As the modern Diderot Project members travel to and around St. Petersburg, its members become rather dispersed, and the concept of The Project seems to crumble due to the combined and contradictory pressures of, for example, the charming Tatyana from Puskin and the thrilling examination of the remains of Diderot's library. The discovery of volumes signed by Diderot, with extensive notes in the margins, and similar volumes with Voltaire's imprint, is, to our novelist, like discovering the lost library of Alexandria. Jack-Paul Verso's discoveries tend more towards Pushkin, and I don't mean the author!

I find that in trying to capture the book I can only come up with a pale imitation of the original, so, enough with the synopsis! Suffice it to say that there are long discussions, practical, theoretical, and always with a hint of danger, that occupy Diderot and his patron, and Denis is quite happy to depart home for France as long as he doesn't have to worry about being executed for treason when he arrives. He achieves his goal eventually.

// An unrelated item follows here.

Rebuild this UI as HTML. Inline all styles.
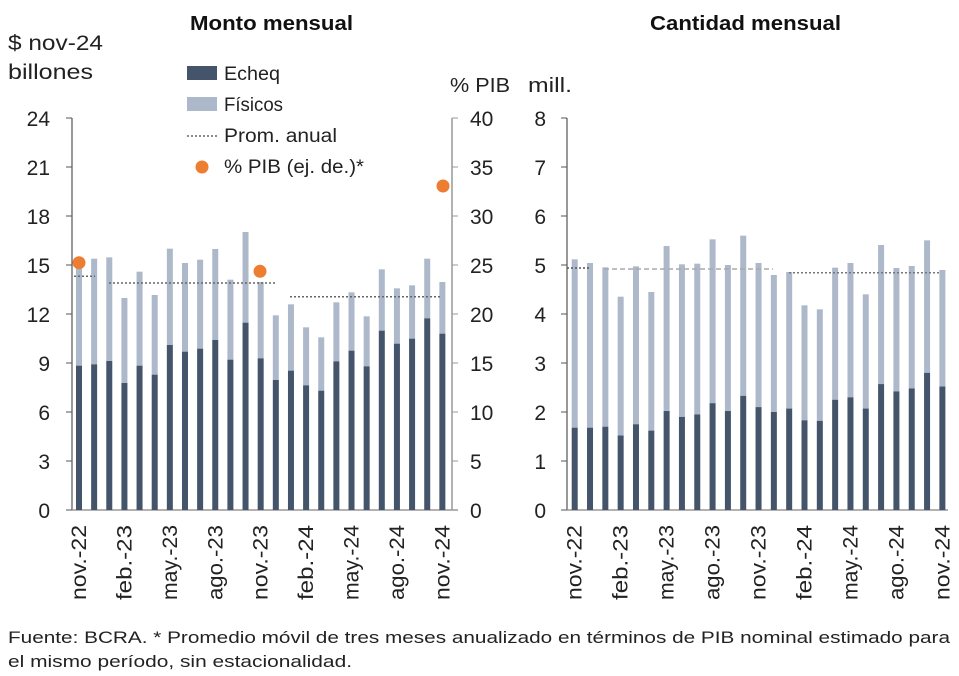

At the same time, the apparently disintegrated Diderot Project really ends up providing each member with what (or whom) he or she sought. Plans are already being drawn up for a second Project, if only, Alma reminds everyone, they would write their papers on Diderot before arriving, next time.

So what is the bottom line? This book might not be for everyone, but if you have a love of history, or philosophy, or writing, or language, and a desire to learn a bit about vastly disparate European cultures while laughing quite a lot through the nervous times of the 1770's and 1990's, pick it up right away.